對《心經》即是如此。一般說來,我們大多是無意間聽說過,或是習慣使然地念過。突然有一天,我們會產生一種念頭,想知道它們的意義,想理解其中每一句話所訴說的真正內涵。
這一天,就是我們和《心經》緊緊結緣之時。正如俗話所說:“讀論語者不識論語”——不一定每個讀經的僧人都做到了真正理解經文的含意。持經、誦經、寫經即是在積功德,對前人的這一教誨,僧人們都深信不疑。隻是,在持經、誦經、寫經時,我們往往是不明其意的。
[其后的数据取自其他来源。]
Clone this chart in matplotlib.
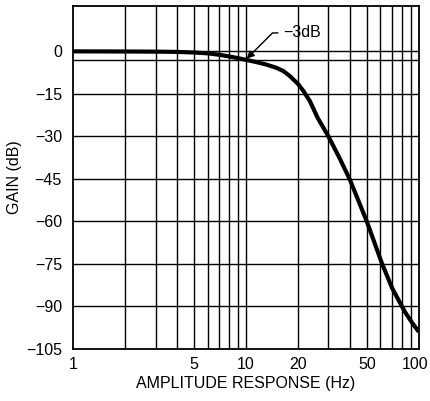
import numpy as np
import matplotlib.pyplot as plt
from matplotlib.ticker import FixedLocator, NullFormatter
from matplotlib.transforms import ScaledTranslation

plt.rcParams['font.family'] = ['Liberation Sans', 'DejaVu Sans']

# curve
freq = [1, 2, 3, 4, 5, 6, 7, 8, 9, 10, 11.5, 13, 15, 16.5, 18, 20, 21.5,
        23.4, 26, 30, 35, 40, 50, 61, 70, 83, 92, 100]
gain = [0, -0.05, -0.1, -0.2, -0.4, -0.7, -1.2, -1.8, -2.4, -3, -3.8, -4.6,
        -5.8, -7, -8.8, -11.5, -14, -17.5, -23.5, -30, -38, -45.4, -60, -74.6,
        -83.5, -91.9, -96, -99]

x_grid = [2, 3, 4, 5, 6, 7, 8, 9, 10, 20, 30, 40, 50, 60, 70, 80, 90]
x_ticks = [1, 5, 10, 20, 50, 100]
y_ticks = [0, -15, -30, -45, -60, -75, -90, -105]

fig = plt.figure(figsize=(4.30, 4.01), dpi=100)
ax = fig.add_axes([0.170, 0.130, 0.804, 0.855])
ax.set_xscale('log')
ax.set_xlim(1, 100)
ax.set_ylim(-105, 16)

for xv in x_grid:
    ax.axvline(xv, color='black', lw=1.0, zorder=1)
for yv in y_ticks[1:-1] + [0, -3]:
    ax.axhline(yv, color='black', lw=1.0, zorder=1)

ax.plot(freq, gain, color='black', lw=3, solid_capstyle='butt',
        solid_joinstyle='round', zorder=3)

ax.annotate('\u22123dB', xy=(10.1, -2.6), xytext=(16.5, 6.5),
            fontsize=11.5, va='center', ha='left',
            arrowprops=dict(arrowstyle='-|>', color='black', lw=1.0,
                            shrinkA=2, shrinkB=0, mutation_scale=11,
                            connectionstyle='angle,angleA=0,angleB=45,rad=0'))

ax.xaxis.set_major_locator(FixedLocator(x_ticks))
ax.xaxis.set_minor_formatter(NullFormatter())
ax.set_xticklabels([str(v) for v in x_ticks])
ax.set_yticks(y_ticks)
ax.set_yticklabels(['0'] + ['\u2212' + str(-v) for v in y_ticks[1:]])
ax.tick_params(which='both', length=0, labelsize=11.5)
ax.tick_params(axis='y', pad=8)
ax.tick_params(axis='x', pad=6)

# keep "100" inside the figure
last = ax.get_xticklabels()[-1]
last.set_transform(last.get_transform() + ScaledTranslation(-4 / 100, 0, fig.dpi_scale_trans))

for s in ax.spines.values():
    s.set_linewidth(1.3)

ax.set_xlabel('AMPLITUDE RESPONSE (Hz)', fontsize=11.5, labelpad=3)
ax.set_ylabel('GAIN (dB)', fontsize=11.5, labelpad=3)

fig.savefig('out.png', dpi=100)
我是五十多歲出家的,當時說到經文,我隻知道《心經》。
也可以說,正是這部小時候無意間記住的《心經》引導我走上出家之路的。我一直在以自己的方式研習它,想理解它的真諦,至於是否真正做到了,我不得而知。後來,我在自己的寂庵裏開設了嵯峨野修行道場,每月十八日定期向聚集於此的修行者說法,其中就談到了《心經》。本書就是我所講內容的結集。盡管當時說法時因力求做到淺顯易懂,故重複之處甚多,有時會顯得有點囉唆。這次結集,我也保持原貌,未作刪減。記得當時前來聽講經的人告訴過我,正是由於我講的內容平易,才使得他們興趣不減,每次必到。
於是,在這種反饋的激勵下,我力求把《心經》的精神吃得更透,講得更易於消化吸收。書後特別附錄部分,是我對自己講法中涉及《心經》的內容進行整理而成的文字。
我熱切希望有更多的人通過本書親近《心經》,哪怕多一個人也好。
如果你手捧本書時深切感受到自己從此結上了佛緣,那就太值得慶幸了。——瀨戶內寂聽
《心經》學前課用十分鍾了解佛陀的一生
1.因愛而生,釋迦降世
在講《心經》之前,我想概略地談談什麼是佛教。如果連這個都不知道,學再多經文也是毫無意義的。
正如大家所知,所謂佛教,就是釋尊、也就是釋迦牟尼的教誨。那麼,釋迦牟尼又是什麼人呢?既然大家都像稱呼自家親戚似的成天“釋迦、釋迦”地不離口,應該對他有所了解吧?大約在兩千五百年前,在印度的北方,也就是今天的尼泊爾的西部,生活著一個英勇果敢的部族,叫釋迦族。他們建立了自己的釋迦國,國都叫迦羅衛。在這裏,他們設立了一個恢宏華美的議事大廳,以傾聽來自民間的聲音。在這個國度裏,臣民們安居樂業,在自由開放的製度下過著安泰祥和的生活。這個國家的國王叫首圖馱那,中文譯作淨飯王。釋迦就是他和王後摩耶所生之子。當然,他是因國王和王後做愛而生出來的。
基督教裏的基督是聖母馬利亞不與人做愛、而以處女之身受胎而生的,而釋迦則不是。他是夫妻相愛而生的。所以說,釋迦和我們大家一樣,也是人,也是有血有肉之身。他也要進食,也要上廁所——他也是一個再平凡不過的普通人。
在日本,有女人回娘家生孩子的習俗,當時的印度也是如此。可是,首圖馱那——也就是淨飯王,他太依戀自己的愛妻了,已經快足月了,還不願放王後回老家去。直到即將臨盆,好不容易才答應放愛妻走。路途中,可能是在轎子裏受了顛簸——要知道,在印度那可是由大象馱著走的——總之,王後路上累壞了,於是在一個名叫藍毗尼的花園裏歇腳。這個漂亮的花園,正是摩耶家族的領地。